▸ **Challenge**: Produce an exact transcription of the listing below, omitting the pictures.

▸ **Data shown**:
==================================================

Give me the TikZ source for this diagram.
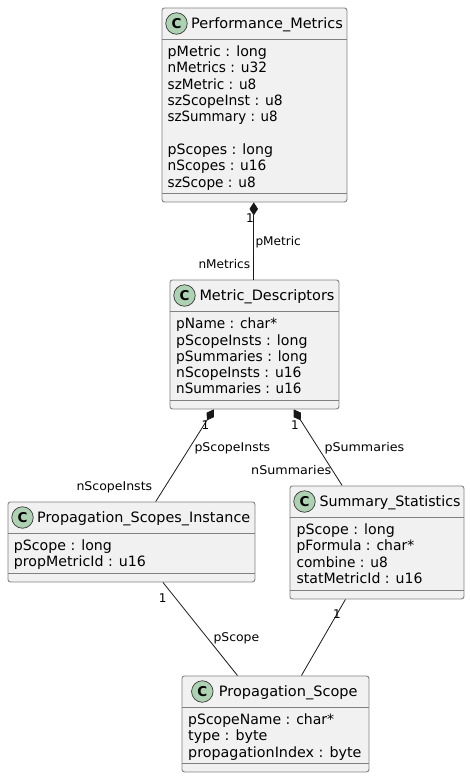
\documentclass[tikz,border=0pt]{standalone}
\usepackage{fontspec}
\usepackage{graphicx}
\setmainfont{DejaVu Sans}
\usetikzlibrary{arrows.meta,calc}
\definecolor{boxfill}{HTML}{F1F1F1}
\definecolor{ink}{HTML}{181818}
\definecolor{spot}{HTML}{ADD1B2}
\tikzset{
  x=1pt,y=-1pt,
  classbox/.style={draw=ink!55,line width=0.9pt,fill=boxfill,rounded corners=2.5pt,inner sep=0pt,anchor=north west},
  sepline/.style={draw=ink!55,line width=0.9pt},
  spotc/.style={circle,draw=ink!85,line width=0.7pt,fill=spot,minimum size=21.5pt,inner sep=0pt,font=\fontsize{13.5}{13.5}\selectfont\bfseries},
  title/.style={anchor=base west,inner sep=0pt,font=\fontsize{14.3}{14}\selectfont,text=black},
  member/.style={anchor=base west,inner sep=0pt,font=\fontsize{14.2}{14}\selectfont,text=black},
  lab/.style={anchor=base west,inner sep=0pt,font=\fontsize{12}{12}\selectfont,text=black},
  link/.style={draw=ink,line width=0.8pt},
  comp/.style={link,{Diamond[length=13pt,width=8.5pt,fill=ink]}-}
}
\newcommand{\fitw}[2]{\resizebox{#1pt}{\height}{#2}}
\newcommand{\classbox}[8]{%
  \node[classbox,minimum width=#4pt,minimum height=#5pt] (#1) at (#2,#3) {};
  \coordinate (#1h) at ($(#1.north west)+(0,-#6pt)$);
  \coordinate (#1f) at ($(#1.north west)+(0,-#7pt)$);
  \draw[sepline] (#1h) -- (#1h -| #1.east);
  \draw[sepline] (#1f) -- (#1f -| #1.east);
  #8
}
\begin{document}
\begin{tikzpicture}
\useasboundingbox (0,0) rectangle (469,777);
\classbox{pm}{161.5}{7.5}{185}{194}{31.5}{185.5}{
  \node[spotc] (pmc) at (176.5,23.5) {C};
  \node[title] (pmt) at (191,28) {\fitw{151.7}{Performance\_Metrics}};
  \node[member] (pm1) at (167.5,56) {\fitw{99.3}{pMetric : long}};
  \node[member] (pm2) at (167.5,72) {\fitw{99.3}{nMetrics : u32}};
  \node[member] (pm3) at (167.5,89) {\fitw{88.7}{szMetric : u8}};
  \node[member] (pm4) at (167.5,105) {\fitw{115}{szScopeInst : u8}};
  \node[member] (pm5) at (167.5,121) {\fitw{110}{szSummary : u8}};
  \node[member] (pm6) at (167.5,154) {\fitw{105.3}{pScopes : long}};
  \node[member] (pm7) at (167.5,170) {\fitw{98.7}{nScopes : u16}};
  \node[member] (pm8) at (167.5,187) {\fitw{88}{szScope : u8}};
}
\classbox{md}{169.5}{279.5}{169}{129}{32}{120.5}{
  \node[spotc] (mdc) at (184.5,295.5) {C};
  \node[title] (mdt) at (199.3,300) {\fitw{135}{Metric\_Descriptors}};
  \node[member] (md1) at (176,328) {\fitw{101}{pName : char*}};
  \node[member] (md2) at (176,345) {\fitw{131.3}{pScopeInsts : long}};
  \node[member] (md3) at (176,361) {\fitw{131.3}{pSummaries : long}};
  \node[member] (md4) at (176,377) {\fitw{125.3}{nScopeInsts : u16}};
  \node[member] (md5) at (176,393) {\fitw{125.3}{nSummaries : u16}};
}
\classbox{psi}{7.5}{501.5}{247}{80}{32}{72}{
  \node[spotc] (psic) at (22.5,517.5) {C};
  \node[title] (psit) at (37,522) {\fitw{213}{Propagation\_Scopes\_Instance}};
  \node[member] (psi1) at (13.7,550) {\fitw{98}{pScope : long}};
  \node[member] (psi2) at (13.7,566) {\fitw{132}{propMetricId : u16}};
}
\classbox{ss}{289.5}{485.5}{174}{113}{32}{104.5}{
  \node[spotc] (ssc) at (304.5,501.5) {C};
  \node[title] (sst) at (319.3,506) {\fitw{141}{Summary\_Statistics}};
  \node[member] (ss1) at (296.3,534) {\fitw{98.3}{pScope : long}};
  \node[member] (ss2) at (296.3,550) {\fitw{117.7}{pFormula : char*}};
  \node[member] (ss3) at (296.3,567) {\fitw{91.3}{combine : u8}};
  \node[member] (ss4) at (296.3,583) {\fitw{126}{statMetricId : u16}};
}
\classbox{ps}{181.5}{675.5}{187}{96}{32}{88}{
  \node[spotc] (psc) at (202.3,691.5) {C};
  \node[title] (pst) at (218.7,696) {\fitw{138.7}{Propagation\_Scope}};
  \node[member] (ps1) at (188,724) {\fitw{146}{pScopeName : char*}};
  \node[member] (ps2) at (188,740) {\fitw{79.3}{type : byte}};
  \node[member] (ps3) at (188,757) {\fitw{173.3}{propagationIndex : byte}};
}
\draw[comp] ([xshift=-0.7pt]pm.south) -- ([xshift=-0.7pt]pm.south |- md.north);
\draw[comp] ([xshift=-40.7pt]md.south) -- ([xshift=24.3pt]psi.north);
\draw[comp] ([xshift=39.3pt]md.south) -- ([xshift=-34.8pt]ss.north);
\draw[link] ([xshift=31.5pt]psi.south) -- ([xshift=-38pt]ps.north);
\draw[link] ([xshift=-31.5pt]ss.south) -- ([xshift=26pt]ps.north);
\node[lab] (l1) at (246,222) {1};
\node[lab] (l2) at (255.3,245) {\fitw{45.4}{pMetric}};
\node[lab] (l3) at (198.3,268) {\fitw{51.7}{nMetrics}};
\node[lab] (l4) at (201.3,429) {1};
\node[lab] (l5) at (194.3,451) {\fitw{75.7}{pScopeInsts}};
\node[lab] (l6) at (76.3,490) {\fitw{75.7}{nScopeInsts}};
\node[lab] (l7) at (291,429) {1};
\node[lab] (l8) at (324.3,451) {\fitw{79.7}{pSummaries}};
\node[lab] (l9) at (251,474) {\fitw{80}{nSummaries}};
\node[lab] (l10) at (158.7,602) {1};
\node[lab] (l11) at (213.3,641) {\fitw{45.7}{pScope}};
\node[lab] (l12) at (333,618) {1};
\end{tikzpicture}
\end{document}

==================================================

▸ **Answer to this task**:
Give me the TikZ source for this diagram.
\documentclass[tikz,border=0pt]{standalone}
\usepackage{fontspec}
\usepackage{graphicx}
\setmainfont{DejaVu Sans}
\usetikzlibrary{arrows.meta,calc}
\definecolor{boxfill}{HTML}{F1F1F1}
\definecolor{ink}{HTML}{181818}
\definecolor{spot}{HTML}{ADD1B2}
\tikzset{
  x=1pt,y=-1pt,
  classbox/.style={draw=ink!55,line width=0.9pt,fill=boxfill,rounded corners=2.5pt,inner sep=0pt,anchor=north west},
  sepline/.style={draw=ink!55,line width=0.9pt},
  spotc/.style={circle,draw=ink!85,line width=0.7pt,fill=spot,minimum size=21.5pt,inner sep=0pt,font=\fontsize{13.5}{13.5}\selectfont\bfseries},
  title/.style={anchor=base west,inner sep=0pt,font=\fontsize{14.3}{14}\selectfont,text=black},
  member/.style={anchor=base west,inner sep=0pt,font=\fontsize{14.2}{14}\selectfont,text=black},
  lab/.style={anchor=base west,inner sep=0pt,font=\fontsize{12}{12}\selectfont,text=black},
  link/.style={draw=ink,line width=0.8pt},
  comp/.style={link,{Diamond[length=13pt,width=8.5pt,fill=ink]}-}
}
\newcommand{\fitw}[2]{\resizebox{#1pt}{\height}{#2}}
\newcommand{\classbox}[8]{%
  \node[classbox,minimum width=#4pt,minimum height=#5pt] (#1) at (#2,#3) {};
  \coordinate (#1h) at ($(#1.north west)+(0,-#6pt)$);
  \coordinate (#1f) at ($(#1.north west)+(0,-#7pt)$);
  \draw[sepline] (#1h) -- (#1h -| #1.east);
  \draw[sepline] (#1f) -- (#1f -| #1.east);
  #8
}
\begin{document}
\begin{tikzpicture}
\useasboundingbox (0,0) rectangle (469,777);
\classbox{pm}{161.5}{7.5}{185}{194}{31.5}{185.5}{
  \node[spotc] (pmc) at (176.5,23.5) {C};
  \node[title] (pmt) at (191,28) {\fitw{151.7}{Performance\_Metrics}};
  \node[member] (pm1) at (167.5,56) {\fitw{99.3}{pMetric : long}};
  \node[member] (pm2) at (167.5,72) {\fitw{99.3}{nMetrics : u32}};
  \node[member] (pm3) at (167.5,89) {\fitw{88.7}{szMetric : u8}};
  \node[member] (pm4) at (167.5,105) {\fitw{115}{szScopeInst : u8}};
  \node[member] (pm5) at (167.5,121) {\fitw{110}{szSummary : u8}};
  \node[member] (pm6) at (167.5,154) {\fitw{105.3}{pScopes : long}};
  \node[member] (pm7) at (167.5,170) {\fitw{98.7}{nScopes : u16}};
  \node[member] (pm8) at (167.5,187) {\fitw{88}{szScope : u8}};
}
\classbox{md}{169.5}{279.5}{169}{129}{32}{120.5}{
  \node[spotc] (mdc) at (184.5,295.5) {C};
  \node[title] (mdt) at (199.3,300) {\fitw{135}{Metric\_Descriptors}};
  \node[member] (md1) at (176,328) {\fitw{101}{pName : char*}};
  \node[member] (md2) at (176,345) {\fitw{131.3}{pScopeInsts : long}};
  \node[member] (md3) at (176,361) {\fitw{131.3}{pSummaries : long}};
  \node[member] (md4) at (176,377) {\fitw{125.3}{nScopeInsts : u16}};
  \node[member] (md5) at (176,393) {\fitw{125.3}{nSummaries : u16}};
}
\classbox{psi}{7.5}{501.5}{247}{80}{32}{72}{
  \node[spotc] (psic) at (22.5,517.5) {C};
  \node[title] (psit) at (37,522) {\fitw{213}{Propagation\_Scopes\_Instance}};
  \node[member] (psi1) at (13.7,550) {\fitw{98}{pScope : long}};
  \node[member] (psi2) at (13.7,566) {\fitw{132}{propMetricId : u16}};
}
\classbox{ss}{289.5}{485.5}{174}{113}{32}{104.5}{
  \node[spotc] (ssc) at (304.5,501.5) {C};
  \node[title] (sst) at (319.3,506) {\fitw{141}{Summary\_Statistics}};
  \node[member] (ss1) at (296.3,534) {\fitw{98.3}{pScope : long}};
  \node[member] (ss2) at (296.3,550) {\fitw{117.7}{pFormula : char*}};
  \node[member] (ss3) at (296.3,567) {\fitw{91.3}{combine : u8}};
  \node[member] (ss4) at (296.3,583) {\fitw{126}{statMetricId : u16}};
}
\classbox{ps}{181.5}{675.5}{187}{96}{32}{88}{
  \node[spotc] (psc) at (202.3,691.5) {C};
  \node[title] (pst) at (218.7,696) {\fitw{138.7}{Propagation\_Scope}};
  \node[member] (ps1) at (188,724) {\fitw{146}{pScopeName : char*}};
  \node[member] (ps2) at (188,740) {\fitw{79.3}{type : byte}};
  \node[member] (ps3) at (188,757) {\fitw{173.3}{propagationIndex : byte}};
}
\draw[comp] ([xshift=-0.7pt]pm.south) -- ([xshift=-0.7pt]pm.south |- md.north);
\draw[comp] ([xshift=-40.7pt]md.south) -- ([xshift=24.3pt]psi.north);
\draw[comp] ([xshift=39.3pt]md.south) -- ([xshift=-34.8pt]ss.north);
\draw[link] ([xshift=31.5pt]psi.south) -- ([xshift=-38pt]ps.north);
\draw[link] ([xshift=-31.5pt]ss.south) -- ([xshift=26pt]ps.north);
\node[lab] (l1) at (246,222) {1};
\node[lab] (l2) at (255.3,245) {\fitw{45.4}{pMetric}};
\node[lab] (l3) at (198.3,268) {\fitw{51.7}{nMetrics}};
\node[lab] (l4) at (201.3,429) {1};
\node[lab] (l5) at (194.3,451) {\fitw{75.7}{pScopeInsts}};
\node[lab] (l6) at (76.3,490) {\fitw{75.7}{nScopeInsts}};
\node[lab] (l7) at (291,429) {1};
\node[lab] (l8) at (324.3,451) {\fitw{79.7}{pSummaries}};
\node[lab] (l9) at (251,474) {\fitw{80}{nSummaries}};
\node[lab] (l10) at (158.7,602) {1};
\node[lab] (l11) at (213.3,641) {\fitw{45.7}{pScope}};
\node[lab] (l12) at (333,618) {1};
\end{tikzpicture}
\end{document}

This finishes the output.